What Does the Operator Algebra of Quantum Statistics Tell Us about the Objective Causes of Observable Effects?

Quantum physics can only make statistical predictions about possible measurement outcomes, and these predictions originate from an operator algebra that is fundamentally different from the conventional definition of probability as a subjective lack of information regarding the physical reality of the system. In the present paper, I explore how the operator formalism accommodates the vast number of possible states and measurements by characterizing its essential function as a description of causality relations between initial conditions and subsequent observations.
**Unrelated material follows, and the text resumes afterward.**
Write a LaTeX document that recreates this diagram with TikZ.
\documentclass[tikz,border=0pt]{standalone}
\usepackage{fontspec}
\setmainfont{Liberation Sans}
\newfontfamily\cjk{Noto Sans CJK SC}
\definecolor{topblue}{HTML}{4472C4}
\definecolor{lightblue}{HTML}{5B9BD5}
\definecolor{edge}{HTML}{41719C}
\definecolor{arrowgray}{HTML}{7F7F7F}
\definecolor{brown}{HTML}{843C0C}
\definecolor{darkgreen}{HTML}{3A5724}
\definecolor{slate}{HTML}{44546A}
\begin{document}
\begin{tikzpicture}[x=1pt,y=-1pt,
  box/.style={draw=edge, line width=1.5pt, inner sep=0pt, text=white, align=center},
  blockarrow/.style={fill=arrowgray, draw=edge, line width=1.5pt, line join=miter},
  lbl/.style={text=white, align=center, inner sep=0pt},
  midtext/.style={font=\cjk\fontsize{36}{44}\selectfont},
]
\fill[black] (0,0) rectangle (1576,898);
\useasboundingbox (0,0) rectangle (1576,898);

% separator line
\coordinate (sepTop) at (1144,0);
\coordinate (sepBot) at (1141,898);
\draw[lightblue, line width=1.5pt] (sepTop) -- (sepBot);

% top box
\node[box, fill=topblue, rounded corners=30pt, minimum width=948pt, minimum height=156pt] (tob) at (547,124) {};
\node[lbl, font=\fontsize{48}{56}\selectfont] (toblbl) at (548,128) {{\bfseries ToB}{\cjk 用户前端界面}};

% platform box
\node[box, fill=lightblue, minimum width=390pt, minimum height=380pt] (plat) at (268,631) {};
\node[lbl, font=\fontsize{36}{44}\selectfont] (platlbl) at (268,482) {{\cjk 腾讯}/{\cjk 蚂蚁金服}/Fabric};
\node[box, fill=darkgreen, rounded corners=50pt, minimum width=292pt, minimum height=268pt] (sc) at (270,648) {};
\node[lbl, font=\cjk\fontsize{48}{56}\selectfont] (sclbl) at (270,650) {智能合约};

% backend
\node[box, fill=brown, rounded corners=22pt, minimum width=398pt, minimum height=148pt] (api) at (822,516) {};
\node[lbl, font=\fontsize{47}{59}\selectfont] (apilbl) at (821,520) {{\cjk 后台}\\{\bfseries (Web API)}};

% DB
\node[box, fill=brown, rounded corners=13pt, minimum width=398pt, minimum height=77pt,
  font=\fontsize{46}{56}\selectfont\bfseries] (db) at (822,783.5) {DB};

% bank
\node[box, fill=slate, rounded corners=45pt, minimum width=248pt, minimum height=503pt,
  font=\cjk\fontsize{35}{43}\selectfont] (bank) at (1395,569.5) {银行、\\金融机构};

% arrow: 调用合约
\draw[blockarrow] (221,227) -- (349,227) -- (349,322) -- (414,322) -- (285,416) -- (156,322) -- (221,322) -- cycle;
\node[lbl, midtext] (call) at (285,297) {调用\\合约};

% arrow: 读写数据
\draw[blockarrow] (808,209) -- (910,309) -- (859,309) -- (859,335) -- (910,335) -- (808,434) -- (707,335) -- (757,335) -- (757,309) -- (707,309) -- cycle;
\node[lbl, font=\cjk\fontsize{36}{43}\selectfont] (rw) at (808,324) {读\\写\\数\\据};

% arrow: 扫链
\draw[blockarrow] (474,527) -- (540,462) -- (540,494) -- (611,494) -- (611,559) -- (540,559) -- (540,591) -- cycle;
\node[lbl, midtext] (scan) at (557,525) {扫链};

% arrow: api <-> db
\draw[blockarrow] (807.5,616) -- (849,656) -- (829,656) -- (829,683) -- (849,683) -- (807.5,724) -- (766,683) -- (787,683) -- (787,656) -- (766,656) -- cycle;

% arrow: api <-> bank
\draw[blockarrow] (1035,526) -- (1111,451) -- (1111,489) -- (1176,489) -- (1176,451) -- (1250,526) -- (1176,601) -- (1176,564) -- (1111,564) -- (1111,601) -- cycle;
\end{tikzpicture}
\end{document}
It is shown that any complete description of causality must involve non-positive statistical elements that cannot be associated with any directly observable effects. The necessity of non-positive elements is demonstrated by the uniquely defined mathematical description of ideal correlations which explains the physics of maximally entangled states, quantum teleportation and quantum cloning. The operator formalism thus modifies the concept of causality by providing a universally valid description of deterministic relations between initial states and subsequent observations that cannot be expressed in terms of directly observable measurement outcomes. Instead, the identifiable elements of causality are necessarily non-positive and hence unobservable. The validity of the operator algebra therefore indicates that a consistent explanation of the various uncertainty limited phenomena associated with physical objects is only possible if we learn to accept the fact that the elements of causality cannot be reconciled with a continuation of observable reality in the physical object.